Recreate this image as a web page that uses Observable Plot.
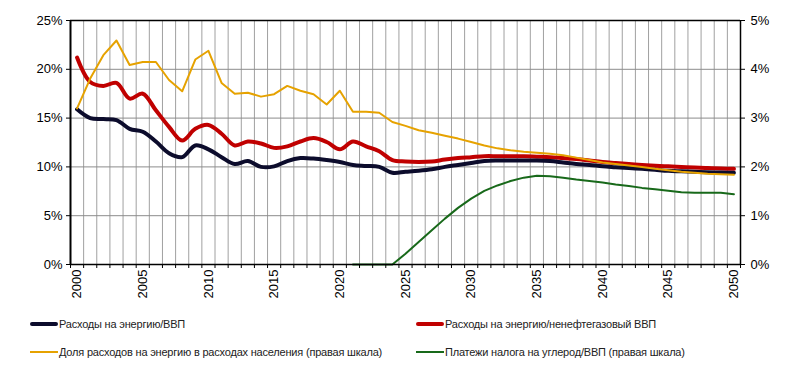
<!DOCTYPE html>
<html>
<head>
<meta charset="utf-8">
<script src="https://cdn.jsdelivr.net/npm/d3@7"></script>
<script src="https://cdn.jsdelivr.net/npm/@observablehq/plot@0.6"></script>
<style>
  html, body { margin: 0; padding: 0; background: #fff; }
  #wrap { position: relative; width: 800px; height: 368px; font-family: "Liberation Sans", Arial, sans-serif; }
  .leg { position: absolute; display: flex; align-items: center; font-size: 11px; color: #222; letter-spacing: -0.2px; white-space: nowrap; }
  .leg span.sw { display: inline-block; width: 28px; margin-right: 1px; }
</style>
</head>
<body>
<div id="wrap">
  <div id="chart"></div>
</div>
<script>
const years = [2000,2001,2002,2003,2004,2005,2006,2007,2008,2009,2010,2011,2012,2013,2014,2015,2016,2017,2018,2019,2020,2021,2022,2023,2024,2025,2026,2027,2028,2029,2030,2031,2032,2033,2034,2035,2036,2037,2038,2039,2040,2041,2042,2043,2044,2045,2046,2047,2048,2049,2050];

// Расходы на энергию/ВВП (left scale, %)
const energyGdp = [15.9,15.0,14.9,14.8,13.9,13.6,12.6,11.4,11.0,12.2,11.8,11.0,10.3,10.6,10.0,10.05,10.6,10.9,10.85,10.7,10.5,10.2,10.1,10.0,9.4,9.5,9.6,9.75,10.0,10.2,10.4,10.6,10.65,10.65,10.65,10.65,10.6,10.45,10.3,10.2,10.06,9.97,9.88,9.8,9.7,9.6,9.55,9.5,9.45,9.42,9.4];

// Расходы на энергию/ненефтегазовый ВВП (left scale, %)
const energyNonOilGdp = [21.2,18.7,18.3,18.6,17.0,17.5,15.8,14.1,12.7,13.9,14.3,13.4,12.2,12.6,12.4,11.95,12.1,12.6,12.95,12.55,11.8,12.6,12.1,11.6,10.7,10.55,10.5,10.55,10.75,10.9,11.0,11.1,11.1,11.1,11.1,11.05,11.0,10.9,10.8,10.65,10.5,10.4,10.3,10.2,10.12,10.06,10.0,9.93,9.88,9.83,9.8];

// Доля расходов на энергию в расходах населения (right scale, %)
const householdShare = [3.2,3.81,4.29,4.59,4.09,4.15,4.15,3.78,3.55,4.2,4.38,3.72,3.5,3.52,3.44,3.49,3.66,3.56,3.49,3.28,3.56,3.13,3.13,3.11,2.92,2.84,2.75,2.70,2.64,2.58,2.51,2.44,2.38,2.34,2.31,2.29,2.27,2.24,2.19,2.14,2.09,2.06,2.03,2.0,1.96,1.93,1.9,1.88,1.86,1.85,1.84];

// Платежи налога на углерод/ВВП (right scale, %)
const carbonTax = [null,null,null,null,null,null,null,null,null,null,null,null,null,null,null,null,null,null,null,null,null,0,0,0,0,0.22,0.46,0.70,0.94,1.16,1.35,1.51,1.62,1.71,1.78,1.82,1.81,1.78,1.74,1.71,1.68,1.64,1.61,1.57,1.54,1.51,1.48,1.47,1.47,1.47,1.44];

const leftTicks = [0,5,10,15,20,25];
const rightTicks = [0,1,2,3,4,5];
const yearLabels = [2000,2005,2010,2015,2020,2025,2030,2035,2040,2045,2050];

const seriesNames = [
  "Расходы на энергию/ВВП",
  "Расходы на энергию/ненефтегазовый ВВП",
  "Доля расходов на энергию в расходах населения (правая шкала)",
  "Платежи налога на углерод/ВВП (правая шкала)"
];
const colors = ["#0c0c2c", "#c00000", "#e6a200", "#18691a"];
const widths = [4, 4, 2, 2];

const ratio = 25 / 5; // right scale 0–5% mapped onto left 0–25%

const rows = years.map((yr, i) => ({
  year: yr,
  black: energyGdp[i],
  red: energyNonOilGdp[i],
  yellow: householdShare[i] * ratio,
  green: carbonTax[i] == null ? NaN : carbonTax[i] * ratio
}));

const bounds = [years[0] - 0.5, ...years.map(y => y + 0.5)];
const innerBounds = bounds.slice(1, -1);

const chart = Plot.plot({
  width: 800,
  height: 300,
  marginTop: 20,
  marginBottom: 36,
  marginLeft: 70,
  marginRight: 60,
  style: { fontFamily: "Liberation Sans, Arial, sans-serif", fontSize: "13px", color: "#000", background: "#fff" },
  x: { domain: [bounds[0], bounds[bounds.length - 1]] },
  y: { domain: [0, 25] },
  marks: [
    Plot.ruleX(innerBounds, { stroke: "#a0a0a0", strokeWidth: 1 }),
    Plot.ruleY([5, 10, 15, 20], { stroke: "#8c8c8c", strokeWidth: 1 }),
    Plot.line(rows, { x: "year", y: "red", stroke: colors[1], strokeWidth: widths[1], curve: "catmull-rom" }),
    Plot.line(rows, { x: "year", y: "black", stroke: colors[0], strokeWidth: widths[0], curve: "catmull-rom" }),
    Plot.line(rows, { x: "year", y: "yellow", stroke: colors[2], strokeWidth: widths[2] }),
    Plot.line(rows, { x: "year", y: "green", stroke: colors[3], strokeWidth: widths[3] }),
    Plot.ruleY([25], { stroke: "#000", strokeWidth: 1.5 }),
    Plot.ruleY([0], { stroke: "#000", strokeWidth: 1.5 }),
    Plot.ruleX([bounds[0]], { stroke: "#000", strokeWidth: 2 }),
    Plot.ruleX([bounds[bounds.length - 1]], { stroke: "#000", strokeWidth: 1.5 }),
    Plot.axisY({ anchor: "left", ticks: leftTicks, tickFormat: d => d + "%", tickSize: 4, tickPadding: 4, label: null, fontSize: 13 }),
    Plot.axisY({ anchor: "right", ticks: rightTicks.map(d => d * ratio), tickFormat: d => (d / ratio) + "%", tickSize: 4, tickPadding: 6, label: null, fontSize: 13 }),
    Plot.axisX({ ticks: bounds, tickFormat: () => "", tickSize: 4, label: null }),
    Plot.axisX({ ticks: yearLabels, tickFormat: d => String(d), tickSize: 0, tickRotate: -90, tickPadding: 5, label: null, fontSize: 13 })
  ]
});
document.getElementById("chart").appendChild(chart);

// Legend
const wrap = document.getElementById("wrap");
const legendPos = [
  { left: 30, top: 316 },
  { left: 416, top: 316 },
  { left: 30, top: 344 },
  { left: 416, top: 344 }
];
seriesNames.forEach((name, i) => {
  const d = document.createElement("div");
  d.className = "leg";
  d.style.left = legendPos[i].left + "px";
  d.style.top = legendPos[i].top + "px";
  d.style.height = "16px";
  const sw = document.createElement("span");
  sw.className = "sw";
  sw.style.height = widths[i] + "px";
  sw.style.background = colors[i];
  sw.style.borderRadius = widths[i] > 2 ? "2px" : "0";
  d.appendChild(sw);
  const t = document.createElement("span");
  t.textContent = name;
  d.appendChild(t);
  wrap.appendChild(d);
});
</script>
</body>
</html>
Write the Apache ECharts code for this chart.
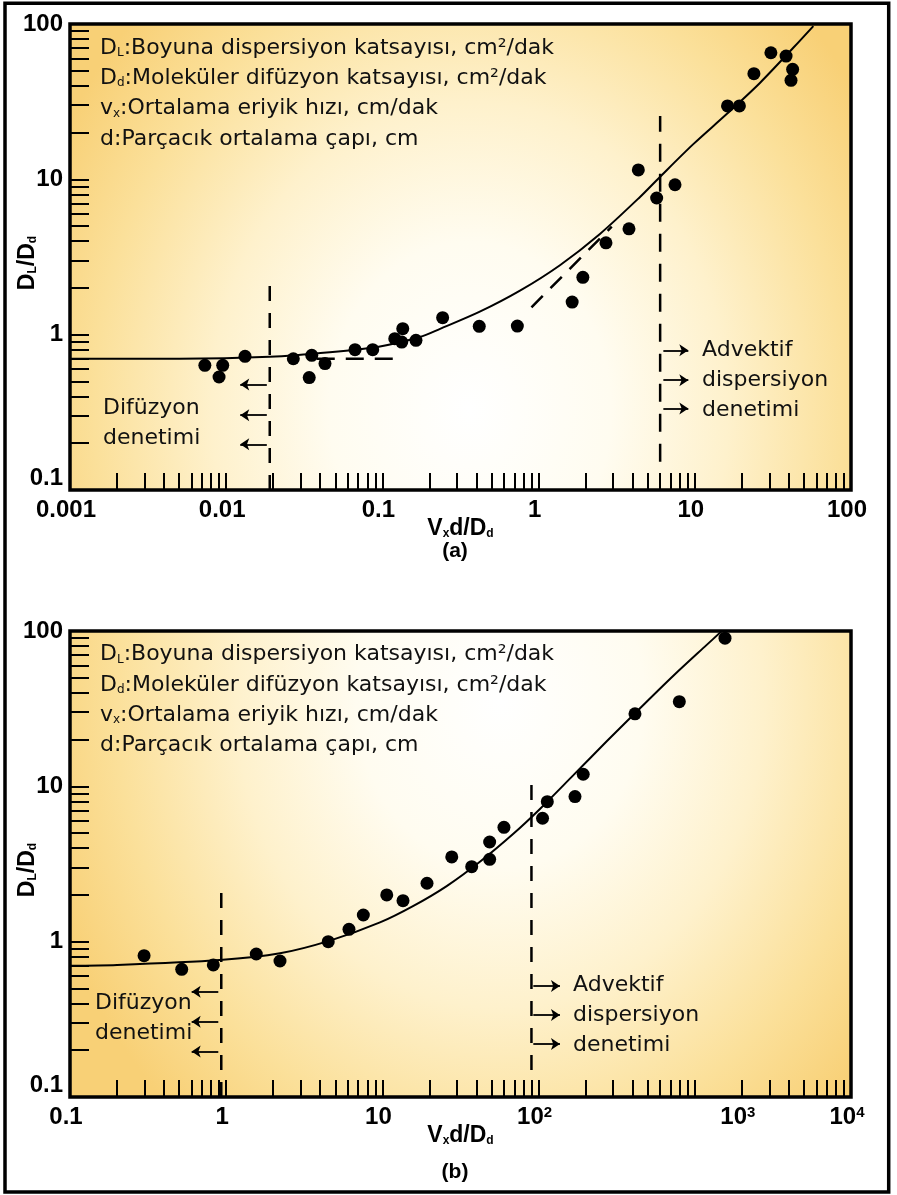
<!DOCTYPE html>
<html><head><meta charset="utf-8">
<script src="https://cdn.jsdelivr.net/npm/echarts@6/dist/echarts.min.js"></script>
<style>html,body{margin:0;padding:0;background:#fff}#c{width:897px;height:1195px}</style>
</head><body><div id="c"></div>
<script>
// ---------- tick labels ----------
const xTickLabelsA = ['0.001', '0.01', '0.1', '1', '10', '100'];
const xTickLabelsB = ['0.1', '1', '10', '10²', '10³', '10⁴'];
const yTickLabels = ['0.1', '1', '10', '100'];

// ---------- panel (a) ----------
const pointsA = [[0.0073,0.635],[0.0095,0.635],[0.0090,0.534],[0.0132,0.725],[0.0269,0.70],[0.0353,0.736],[0.0340,0.529],[0.0429,0.651],[0.0668,0.80],[0.0867,0.80],[0.120,0.943],[0.135,1.093],[0.133,0.896],[0.164,0.919],[0.243,1.286],[0.417,1.131],[0.731,1.136],[1.64,1.62],[1.92,2.34],[2.70,3.90],[3.79,4.80],[4.35,11.5],[5.70,7.58],[7.47,9.23],[16.2,29.7],[19.3,29.7],[23.9,47.9],[30.7,65.3],[38.4,62.2],[42.3,51.1],[41.3,43.4]];
const curveA = [[0.001,0.70],[0.005,0.70],[0.019,0.72],[0.046,0.77],[0.0965,0.84],[0.174,0.965],[0.234,1.09],[0.417,1.40],[0.76,1.92],[1.37,2.80],[2.47,4.45],[4.46,7.7],[6.0,10.4],[9.78,16.85],[16.0,26.3],[26.2,41.9],[42.7,70.3],[57.4,97]];
const diffusionLineA = [[0.019,0.1],[0.019,2.29]];
const advectionLineA = [[6.0,0.152],[6.0,25.6]];
const plateauLineA = [[0.038,0.70],[0.13,0.70]];
const slopeLineA = [[0.90,1.50],[2.94,4.96]];
const diffusionArrowsA = [[0.0182,0.0123,0.478],[0.0182,0.0123,0.303],[0.0182,0.0123,0.197]]; // [fromX,toX,y]
const advectionArrowsA = [[6.29,9.09,0.793],[6.29,9.09,0.509],[6.29,9.09,0.335]];

// ---------- panel (b) ----------
const pointsB = [[0.298,0.813],[0.519,0.664],[0.827,0.708],[1.558,0.833],[2.21,0.751],[4.50,1.0],[6.11,1.20],[7.55,1.485],[10.66,2.0],[13.55,1.837],[19.3,2.377],[27.8,3.51],[37.3,3.04],[48.6,3.39],[48.6,4.38],[60.0,5.45],[106,6.23],[113.7,7.97],[171,8.59],[193,11.96],[414,29.3],[796,35.1],[1561,89.9]];
const curveB = [[0.1,0.70],[0.2,0.708],[0.91,0.762],[2.21,0.842],[4.67,1.02],[9.65,1.33],[15.8,1.70],[25.8,2.28],[42.1,3.27],[68.9,4.95],[102,7.15],[167,11.8],[273,19.5],[446,31.8],[729,51.5],[1192,81.4],[1490,100]];
const diffusionLineB = [[0.93,0.1],[0.93,2.28]];
const advectionLineB = [[90,0.149],[90,10.2]];
const diffusionArrowsB = [[0.89,0.601,0.476],[0.89,0.601,0.305],[0.89,0.601,0.196]];
const advectionArrowsB = [[92.5,137,0.518],[92.5,137,0.337],[92.5,137,0.2195]];

// ---------- texts ----------
const legendTerms = [['D','L',':Boyuna dispersiyon katsayısı, cm²/dak'],['D','d',':Moleküler difüzyon katsayısı, cm²/dak'],['v','x',':Ortalama eriyik hızı, cm/dak'],['d','',':Parçacık ortalama çapı, cm']];
const diffusionText = ['Difüzyon', 'denetimi'];
const advectionText = ['Advektif', 'dispersiyon', 'denetimi'];
const panelTitles = ['(a)', '(b)'];

// ---------- helpers ----------
const BOLD = 'Liberation Sans';
const REG = 'DejaVu Sans';
function logTicks(lo, hi) {
  const out = [];
  for (let e = lo; e < hi; e++) for (let m = 1; m < 10; m++) out.push(+(m * Math.pow(10, e)).toPrecision(3));
  out.push(Math.pow(10, hi));
  return out;
}
function decades(lo, hi) { const out = []; for (let e = lo; e <= hi; e++) out.push(Math.pow(10, e)); return out; }

const nameRich = {
  m: {fontFamily: BOLD, fontWeight: 'bold', fontSize: 23, color: '#000'},
  s: {fontFamily: BOLD, fontWeight: 'bold', fontSize: 12, color: '#000', verticalAlign: 'bottom'}
};
const supDigit = {'²': '2', '³': '3', '⁴': '4'};

function xAxis(idx, lo, hi, labels) {
  return {
    type: 'log', logBase: 10, gridIndex: idx, min: Math.pow(10, lo), max: Math.pow(10, hi),
    axisLine: {show: false}, splitLine: {show: false}, minorTick: {show: false},
    axisTick: {show: true, inside: true, length: 17, lineStyle: {color: '#000', width: 2}, customValues: logTicks(lo, hi)},
    axisLabel: {
      customValues: decades(lo, hi), margin: 8, color: '#000', padding: [0, 8, 0, 0],
      fontFamily: BOLD, fontWeight: 'bold', fontSize: 24,
      formatter: function (v) {
        const lab = labels[Math.round(Math.log10(v)) - lo];
        const last = lab.slice(-1);
        if (supDigit[last]) {
          const base = lab === '10³' ? 'nsh' : 'n';
          return '{' + base + '|' + lab.slice(0, -1) + '}{s|' + supDigit[last] + '}';
        }
        return lab;
      },
      rich: {
        n: {fontFamily: BOLD, fontWeight: 'bold', fontSize: 24, color: '#000'},
        nsh: {fontFamily: BOLD, fontWeight: 'bold', fontSize: 24, color: '#000', padding: [0, 0, 0, 94]},
        s: {fontFamily: BOLD, fontWeight: 'bold', fontSize: 15, color: '#000', verticalAlign: 'top'}
      }
    },
    name: '{m|V}{s|x}{m|d/D}{s|d}', nameLocation: 'middle', nameGap: 27, nameMoveOverlap: false,
    nameTextStyle: {rich: nameRich}
  };
}
function yAxis(idx) {
  return {
    type: 'log', logBase: 10, gridIndex: idx, min: 0.1, max: 100,
    axisLine: {show: false}, splitLine: {show: false}, minorTick: {show: false},
    axisTick: {show: true, inside: true, length: 19, lineStyle: {color: '#000', width: 2}, customValues: logTicks(-1, 2)},
    axisLabel: {
      customValues: decades(-1, 2), margin: 7, color: '#000',
      fontFamily: BOLD, fontWeight: 'bold', fontSize: 24, verticalAlignMinLabel: 'bottom',
      formatter: function (v) { return yTickLabels[Math.round(Math.log10(v)) + 1]; }
    },
    name: '{m|D}{s|L}{m|/D}{s|d}', nameLocation: 'middle', nameRotate: 90, nameGap: 31, nameMoveOverlap: false,
    nameTextStyle: {rich: nameRich, padding: [0, 12, 0, 0]}
  };
}
function seriesFor(idx, points, curve, dashed, arrows) {
  const s = [];
  s.push({type: 'line', xAxisIndex: idx, yAxisIndex: idx, data: curve, smooth: 0.3, symbol: 'none',
    lineStyle: {color: '#000', width: 2}, z: 4, silent: true});
  dashed.forEach(function (d) {
    s.push({type: 'line', xAxisIndex: idx, yAxisIndex: idx, data: d[0], symbol: 'none',
      lineStyle: {color: '#000', width: 2.5, type: d[1]}, z: 3, silent: true});
  });
  s.push({type: 'scatter', xAxisIndex: idx, yAxisIndex: idx, data: points, symbol: 'circle', symbolSize: 13,
    itemStyle: {color: '#000', opacity: 1}, z: 5, clip: false, silent: true});
  s.push({type: 'line', xAxisIndex: idx, yAxisIndex: idx, data: [], silent: true,
    markLine: {silent: true, animation: false, symbol: ['none', 'arrow'], symbolSize: 9,
      lineStyle: {type: 'solid', color: '#000', width: 1.8}, label: {show: false},
      emphasis: {disabled: true},
      data: arrows.map(function (a) { return [{coord: [a[0], a[2]]}, {coord: [a[1], a[2]]}]; })}});
  return s;
}

// ---------- background gradients (elliptical, via scaled rect) ----------
const stops = [
  {offset: 0, color: '#FFFFFF'}, {offset: 0.3, color: '#FFFCF0'}, {offset: 0.55, color: '#FEF1CC'},
  {offset: 0.8, color: '#FBE09A'}, {offset: 1, color: '#F8D076'}];
function bg(left, top, w, h, cx, cy, rx, ry) {
  const k = ry / rx;
  return {type: 'rect', x: left, y: top, scaleY: k, z: -1, silent: true,
    shape: {x: 0, y: 0, width: w, height: h / k},
    style: {fill: {type: 'radial', x: cx, y: cy / k, r: rx, global: true, colorStops: stops}}};
}
function txt(x, y, text, opts) {
  return Object.assign({type: 'text', x: x, y: y, z: 10, silent: true,
    style: {text: text, font: '22px "DejaVu Sans"', fill: '#111', verticalAlign: 'middle'}}, opts || {});
}
function legend(top) {
  return legendTerms.map(function (t, i) {
    return {type: 'text', x: 100, y: top + i * 30.3, z: 10, silent: true,
      style: {text: t[0] + (t[1] ? '{s|' + t[1] + '}' : '') + t[2], font: '22px "DejaVu Sans"', fill: '#111',
        verticalAlign: 'middle',
        rich: {s: {fontSize: 12, fontFamily: REG, fill: '#111', verticalAlign: 'bottom'}}}};
  });
}

const graphic = [].concat(
  [bg(70, 24, 781, 466, 400, 386, 470, 560), bg(70, 631, 781, 466, 430, 69, 480, 560)],
  [{type: 'rect', z: 20, silent: true, shape: {x: 5, y: 3.3, width: 883.7, height: 1188.7},
    style: {fill: 'none', stroke: '#000', lineWidth: 3.5}}],
  legend(48), legend(654.5),
  [txt(103, 408, diffusionText[0]), txt(103, 438, diffusionText[1]),
   txt(702, 350, advectionText[0]), txt(702, 380, advectionText[1]), txt(702, 410, advectionText[2]),
   txt(95, 1003, diffusionText[0]), txt(95, 1033, diffusionText[1]),
   txt(573, 985, advectionText[0]), txt(573, 1015, advectionText[1]), txt(573, 1045, advectionText[2])],
  [{type: 'text', x: 455, y: 551, z: 10, silent: true, style: {text: panelTitles[0], font: 'bold 21px "Liberation Sans"', fill: '#000', align: 'center', verticalAlign: 'middle'}},
   {type: 'text', x: 455, y: 1172, z: 10, silent: true, style: {text: panelTitles[1], font: 'bold 21px "Liberation Sans"', fill: '#000', align: 'center', verticalAlign: 'middle'}}]
);

const option = {
  animation: false,
  backgroundColor: '#ffffff',
  grid: [
    {left: 70, top: 24, width: 781, height: 466, show: true, borderColor: '#000', borderWidth: 3.5, backgroundColor: 'transparent', containLabel: false, outerBoundsMode: 'none'},
    {left: 70, top: 631, width: 781, height: 466, show: true, borderColor: '#000', borderWidth: 3.5, backgroundColor: 'transparent', containLabel: false, outerBoundsMode: 'none'}
  ],
  xAxis: [xAxis(0, -3, 2, xTickLabelsA), xAxis(1, -1, 4, xTickLabelsB)],
  yAxis: [yAxis(0), yAxis(1)],
  graphic: graphic,
  series: [].concat(
    seriesFor(0, pointsA, curveA,
      [[diffusionLineA, [15, 12]], [advectionLineA, [18, 12]], [plateauLineA, [18, 11]], [slopeLineA, [16, 11]]],
      diffusionArrowsA.concat(advectionArrowsA)),
    seriesFor(1, pointsB, curveB,
      [[diffusionLineB, [15, 12]], [advectionLineB, [15, 12]]],
      diffusionArrowsB.concat(advectionArrowsB))
  )
};
const chart = echarts.init(document.getElementById('c'), null, {renderer: 'canvas'});
chart.setOption(option);
</script>
</body></html>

= = = = =

◆ Given task ◆
Begin with the line where "Write the Apache ECharts code for this chart." appears and end with the line where "const yTickLabels = ['0.1', '1', '10', '100'];" appears. Copy only that stretch, exactly, with no pictures.

◆ Problem solution ◆
Write the Apache ECharts code for this chart.
<!DOCTYPE html>
<html><head><meta charset="utf-8">
<script src="https://cdn.jsdelivr.net/npm/echarts@6/dist/echarts.min.js"></script>
<style>html,body{margin:0;padding:0;background:#fff}#c{width:897px;height:1195px}</style>
</head><body><div id="c"></div>
<script>
// ---------- tick labels ----------
const xTickLabelsA = ['0.001', '0.01', '0.1', '1', '10', '100'];
const xTickLabelsB = ['0.1', '1', '10', '10²', '10³', '10⁴'];
const yTickLabels = ['0.1', '1', '10', '100'];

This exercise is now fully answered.